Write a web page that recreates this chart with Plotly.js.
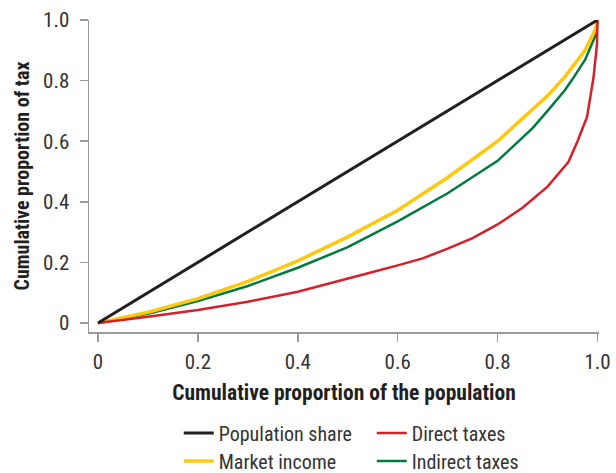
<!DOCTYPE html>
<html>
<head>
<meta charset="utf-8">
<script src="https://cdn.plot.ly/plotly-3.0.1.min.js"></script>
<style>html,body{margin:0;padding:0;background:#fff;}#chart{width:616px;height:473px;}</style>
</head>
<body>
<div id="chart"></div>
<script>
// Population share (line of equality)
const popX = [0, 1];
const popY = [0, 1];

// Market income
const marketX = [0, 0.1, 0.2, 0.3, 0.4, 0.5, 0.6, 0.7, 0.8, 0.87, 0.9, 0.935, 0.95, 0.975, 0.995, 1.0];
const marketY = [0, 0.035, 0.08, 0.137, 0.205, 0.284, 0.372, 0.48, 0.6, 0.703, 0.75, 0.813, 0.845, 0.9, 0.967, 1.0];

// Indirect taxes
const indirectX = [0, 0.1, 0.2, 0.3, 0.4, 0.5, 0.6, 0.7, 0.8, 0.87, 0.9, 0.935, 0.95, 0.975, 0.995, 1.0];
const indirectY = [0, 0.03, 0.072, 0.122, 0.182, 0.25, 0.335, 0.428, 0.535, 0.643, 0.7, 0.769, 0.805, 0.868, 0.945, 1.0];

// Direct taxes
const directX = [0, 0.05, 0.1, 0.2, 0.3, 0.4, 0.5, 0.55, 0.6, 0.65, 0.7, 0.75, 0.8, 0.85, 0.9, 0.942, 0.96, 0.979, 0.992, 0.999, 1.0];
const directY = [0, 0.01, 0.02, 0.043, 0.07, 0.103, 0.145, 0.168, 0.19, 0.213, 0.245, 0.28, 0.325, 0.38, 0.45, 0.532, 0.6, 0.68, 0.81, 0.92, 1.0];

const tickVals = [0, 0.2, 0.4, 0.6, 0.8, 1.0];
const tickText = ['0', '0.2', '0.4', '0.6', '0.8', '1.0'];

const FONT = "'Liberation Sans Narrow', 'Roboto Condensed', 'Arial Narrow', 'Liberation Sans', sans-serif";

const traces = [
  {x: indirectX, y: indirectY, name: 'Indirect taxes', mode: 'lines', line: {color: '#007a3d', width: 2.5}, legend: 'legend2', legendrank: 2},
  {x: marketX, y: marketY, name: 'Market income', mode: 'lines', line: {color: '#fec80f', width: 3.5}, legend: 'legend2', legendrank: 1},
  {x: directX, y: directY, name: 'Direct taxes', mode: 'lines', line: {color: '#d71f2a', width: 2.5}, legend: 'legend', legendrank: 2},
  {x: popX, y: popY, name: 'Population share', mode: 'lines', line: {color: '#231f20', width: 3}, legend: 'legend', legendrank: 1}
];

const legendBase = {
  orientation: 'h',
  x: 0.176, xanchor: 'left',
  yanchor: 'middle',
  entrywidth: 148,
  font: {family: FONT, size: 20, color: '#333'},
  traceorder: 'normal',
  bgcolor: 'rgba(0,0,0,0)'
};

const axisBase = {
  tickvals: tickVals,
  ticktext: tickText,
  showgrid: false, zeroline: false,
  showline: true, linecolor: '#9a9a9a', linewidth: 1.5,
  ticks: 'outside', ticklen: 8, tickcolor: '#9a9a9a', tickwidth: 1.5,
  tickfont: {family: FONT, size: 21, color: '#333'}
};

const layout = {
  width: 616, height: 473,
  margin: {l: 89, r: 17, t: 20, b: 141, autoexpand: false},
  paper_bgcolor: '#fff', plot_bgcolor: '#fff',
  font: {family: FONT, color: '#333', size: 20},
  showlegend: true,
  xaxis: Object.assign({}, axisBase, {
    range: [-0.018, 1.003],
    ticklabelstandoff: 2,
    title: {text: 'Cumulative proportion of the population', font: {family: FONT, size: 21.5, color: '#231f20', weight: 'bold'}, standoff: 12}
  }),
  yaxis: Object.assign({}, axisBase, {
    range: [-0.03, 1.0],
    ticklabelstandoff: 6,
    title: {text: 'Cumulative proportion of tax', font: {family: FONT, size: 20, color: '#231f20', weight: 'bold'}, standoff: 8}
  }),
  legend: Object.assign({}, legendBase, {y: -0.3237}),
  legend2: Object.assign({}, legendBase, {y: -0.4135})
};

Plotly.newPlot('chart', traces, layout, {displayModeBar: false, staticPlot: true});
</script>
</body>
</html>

##########

### To do
Each line of the data is to be duplicated exactly; pictures stay out of the copy.

### Correct result
Write a web page that recreates this chart with Plotly.js.
<!DOCTYPE html>
<html>
<head>
<meta charset="utf-8">
<script src="https://cdn.plot.ly/plotly-3.0.1.min.js"></script>
<style>html,body{margin:0;padding:0;background:#fff;}#chart{width:616px;height:473px;}</style>
</head>
<body>
<div id="chart"></div>
<script>
// Population share (line of equality)
const popX = [0, 1];
const popY = [0, 1];

// Market income
const marketX = [0, 0.1, 0.2, 0.3, 0.4, 0.5, 0.6, 0.7, 0.8, 0.87, 0.9, 0.935, 0.95, 0.975, 0.995, 1.0];
const marketY = [0, 0.035, 0.08, 0.137, 0.205, 0.284, 0.372, 0.48, 0.6, 0.703, 0.75, 0.813, 0.845, 0.9, 0.967, 1.0];

// Indirect taxes
const indirectX = [0, 0.1, 0.2, 0.3, 0.4, 0.5, 0.6, 0.7, 0.8, 0.87, 0.9, 0.935, 0.95, 0.975, 0.995, 1.0];
const indirectY = [0, 0.03, 0.072, 0.122, 0.182, 0.25, 0.335, 0.428, 0.535, 0.643, 0.7, 0.769, 0.805, 0.868, 0.945, 1.0];

// Direct taxes
const directX = [0, 0.05, 0.1, 0.2, 0.3, 0.4, 0.5, 0.55, 0.6, 0.65, 0.7, 0.75, 0.8, 0.85, 0.9, 0.942, 0.96, 0.979, 0.992, 0.999, 1.0];
const directY = [0, 0.01, 0.02, 0.043, 0.07, 0.103, 0.145, 0.168, 0.19, 0.213, 0.245, 0.28, 0.325, 0.38, 0.45, 0.532, 0.6, 0.68, 0.81, 0.92, 1.0];

const tickVals = [0, 0.2, 0.4, 0.6, 0.8, 1.0];
const tickText = ['0', '0.2', '0.4', '0.6', '0.8', '1.0'];

const FONT = "'Liberation Sans Narrow', 'Roboto Condensed', 'Arial Narrow', 'Liberation Sans', sans-serif";

const traces = [
  {x: indirectX, y: indirectY, name: 'Indirect taxes', mode: 'lines', line: {color: '#007a3d', width: 2.5}, legend: 'legend2', legendrank: 2},
  {x: marketX, y: marketY, name: 'Market income', mode: 'lines', line: {color: '#fec80f', width: 3.5}, legend: 'legend2', legendrank: 1},
  {x: directX, y: directY, name: 'Direct taxes', mode: 'lines', line: {color: '#d71f2a', width: 2.5}, legend: 'legend', legendrank: 2},
  {x: popX, y: popY, name: 'Population share', mode: 'lines', line: {color: '#231f20', width: 3}, legend: 'legend', legendrank: 1}
];

const legendBase = {
  orientation: 'h',
  x: 0.176, xanchor: 'left',
  yanchor: 'middle',
  entrywidth: 148,
  font: {family: FONT, size: 20, color: '#333'},
  traceorder: 'normal',
  bgcolor: 'rgba(0,0,0,0)'
};

const axisBase = {
  tickvals: tickVals,
  ticktext: tickText,
  showgrid: false, zeroline: false,
  showline: true, linecolor: '#9a9a9a', linewidth: 1.5,
  ticks: 'outside', ticklen: 8, tickcolor: '#9a9a9a', tickwidth: 1.5,
  tickfont: {family: FONT, size: 21, color: '#333'}
};

const layout = {
  width: 616, height: 473,
  margin: {l: 89, r: 17, t: 20, b: 141, autoexpand: false},
  paper_bgcolor: '#fff', plot_bgcolor: '#fff',
  font: {family: FONT, color: '#333', size: 20},
  showlegend: true,
  xaxis: Object.assign({}, axisBase, {
    range: [-0.018, 1.003],
    ticklabelstandoff: 2,
    title: {text: 'Cumulative proportion of the population', font: {family: FONT, size: 21.5, color: '#231f20', weight: 'bold'}, standoff: 12}
  }),
  yaxis: Object.assign({}, axisBase, {
    range: [-0.03, 1.0],
    ticklabelstandoff: 6,
    title: {text: 'Cumulative proportion of tax', font: {family: FONT, size: 20, color: '#231f20', weight: 'bold'}, standoff: 8}
  }),
  legend: Object.assign({}, legendBase, {y: -0.3237}),
  legend2: Object.assign({}, legendBase, {y: -0.4135})
};

Plotly.newPlot('chart', traces, layout, {displayModeBar: false, staticPlot: true});
</script>
</body>
</html>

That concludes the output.